|Subject:||Re: [socialcredit] A brief outline of Social Credit|
|Date:||Friday, March 2, 2007 22:28:24 (-0800)|
|From:||william_b_ryan <william_b_ryan @.....com>
|In reply to:||Message 4515 (written by John G Rawson)|
"Surely, Joe, in that the banks create money of the
official denominations of each country, that makes it
fraudulent? If they issued their own named units of
currency, backed by their own reserves or securities,
that would not.
"I am sure forging notes requires considerable cost
and a lot of expertise if it is to succeed. Does that
make it more acceptable?
"Regards. John R."
Without at all speaking for Joe, and I do await his
reply, the premise to your question makes no sense to
me at all. I do not know quite what you mean by
creating money of the official denominations of each
What banks do is create deposits, which are among
their liabilities, as carried on their books.

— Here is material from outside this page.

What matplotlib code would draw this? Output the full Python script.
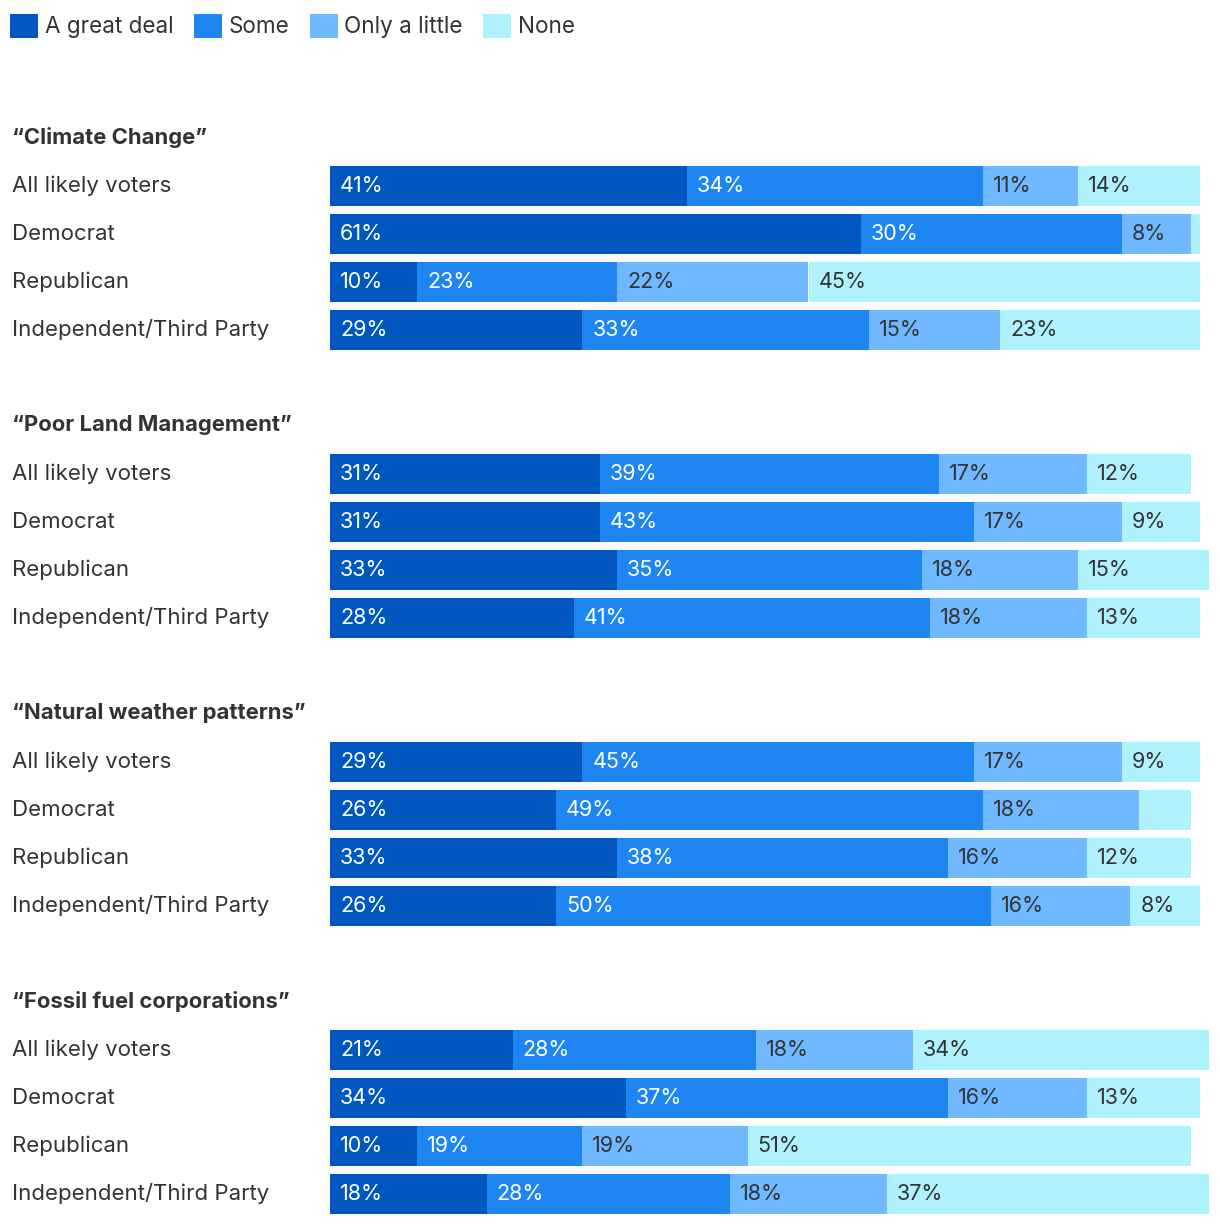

Their
deposits are redeemable in official currency, if so
called upon by particular depositors on demand. If a
bank cannot do so when called upon to do so, it is in
default of its contract with its depositors.
By own named units of currency, do you mean banknotes?
Except for being more convenient, are not deposits
transferable by check or plastic the functional
equivalent to banknotes?
Exactly where does fraud enter the equation, John?